2.      85% (51 samples) were in the classification of high in fat, sugar or sodium with 33 samples reaching the "high-fat" food benchmark set out in the guidelines published by the Centre for Food Safety.  In its report the Council drew attention to the publication in Hong Kong in July 2021 of the "Harmful Substances in Food (Amendment) Regulation 2021".  This regulation specifies "partially hydrogenated oil" as the main source of industrially produced trans fatty acids and specifies it as a prohibited substance in food.

Another regulation passed at the same time stipulates that any pre-packaged food containing hydrogenated oils must ensure that this is included in the external list of ingredients although these last will not come into force until 1 December 2023.  The Council expects the industry to start proactive improvement of this labelling now.      

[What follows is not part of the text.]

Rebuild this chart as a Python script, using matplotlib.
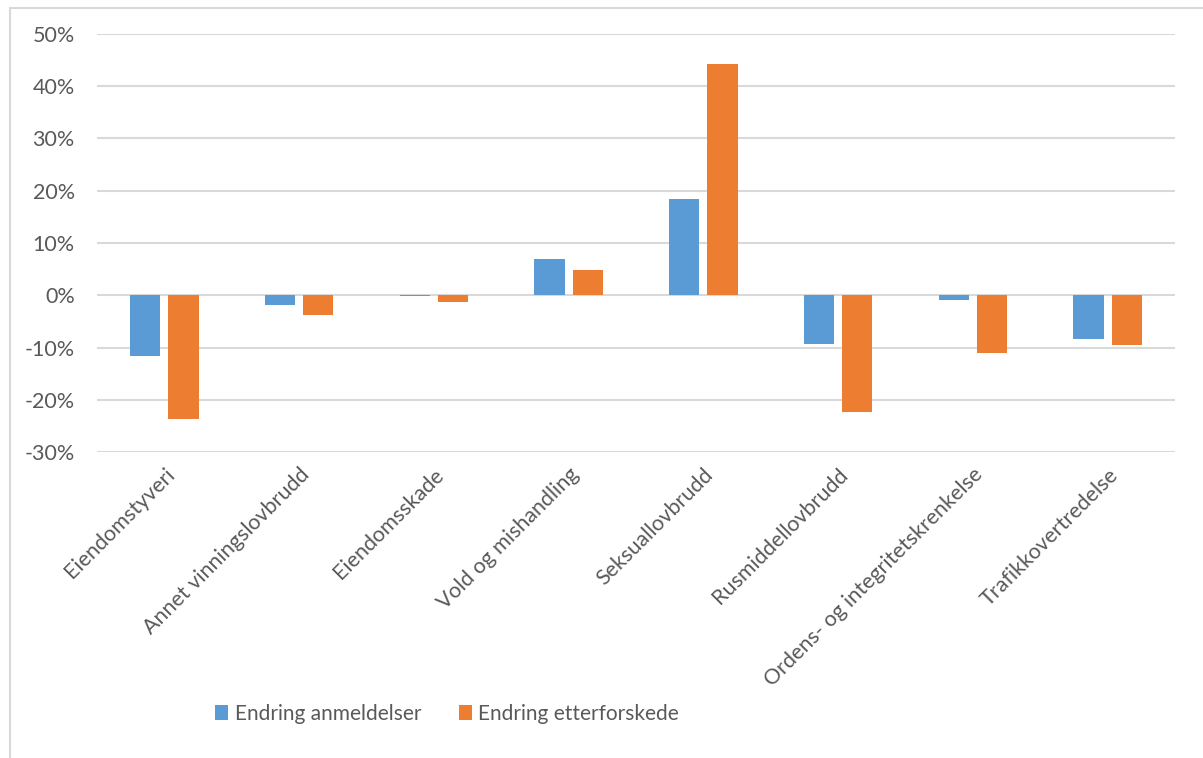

Further samples reached the "high-sugar" food benchmark substantially in excess of the acceptable limit of 15 grammes of sugar per 100 grammes of solid food sample and 13 samples classified as "high-sodium" foods were found to contain sodium content of over 50% of the daily limit for adults recommended by the World Health Organization of 2,000 milligrams of sodium.

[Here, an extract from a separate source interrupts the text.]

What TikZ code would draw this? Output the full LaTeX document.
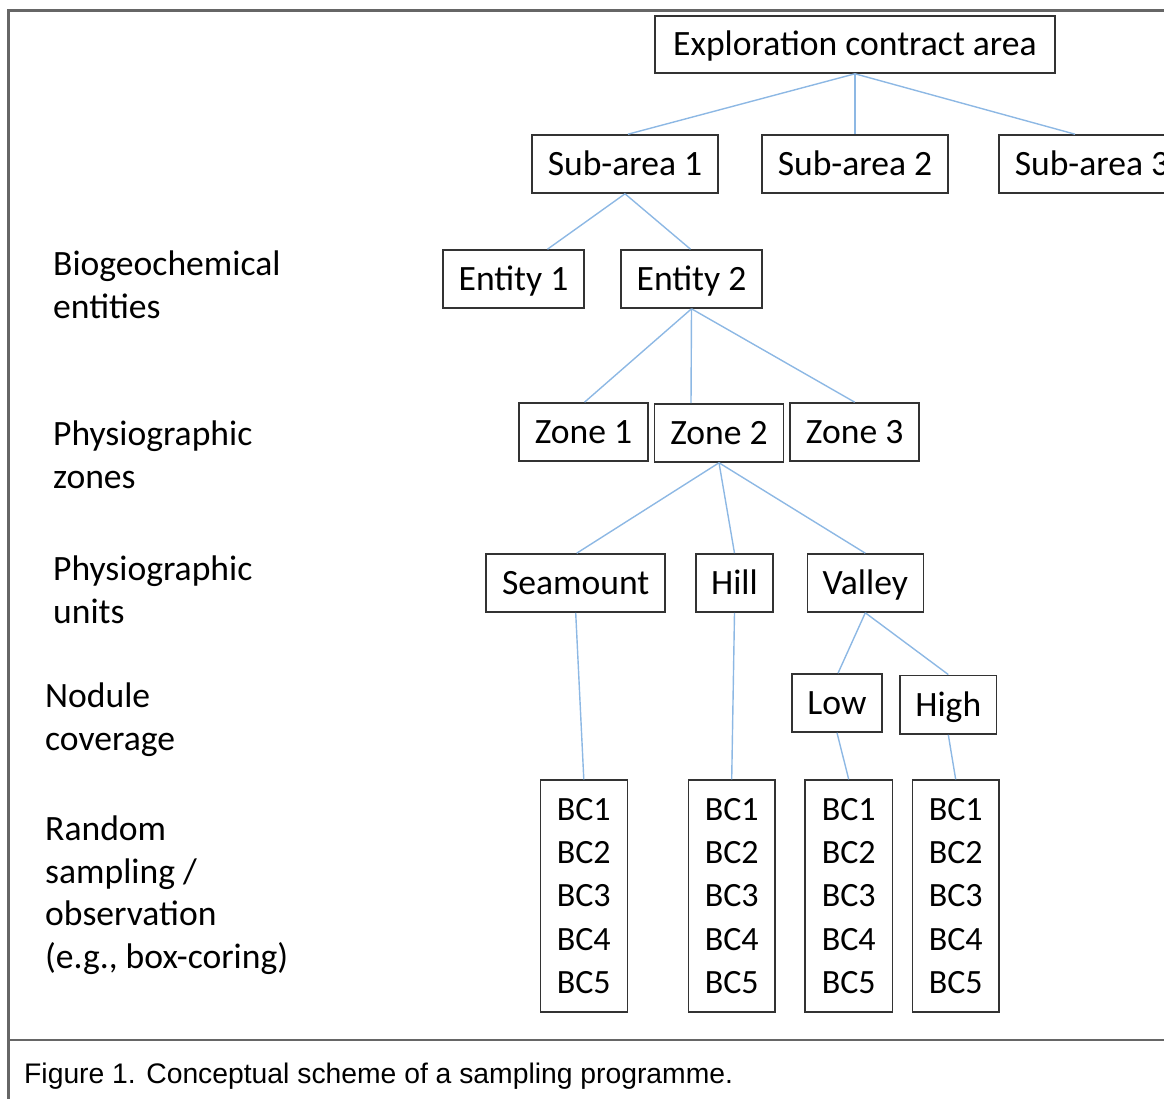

3.      Perhaps more seriously in terms of public market consumption the survey found that 40% of samples were not in compliance with the exterior nutrition labelling and outside the tolerance limit set in the Centre for Food Safety's Guidance Note of "Technical Guidance Notes on Nutrition Labelling and Nutrition".

4.      From all the above it is clear that responsibility – and perhaps liability – for these misdescribed contents runs a considerable risk of possible criminal liability, of liability for transgressing labelling requirements and, lastly, possible liability under the Trade Descriptions Ordinance which provides for such false trade descriptions as an offence.

The overall conclusion of the Consumer Council report is that the test results reflect that much improvement is needed from industry for various aspects.  The improvement required ranges from ingredient collection, production formula, manufacturing processes and quality control.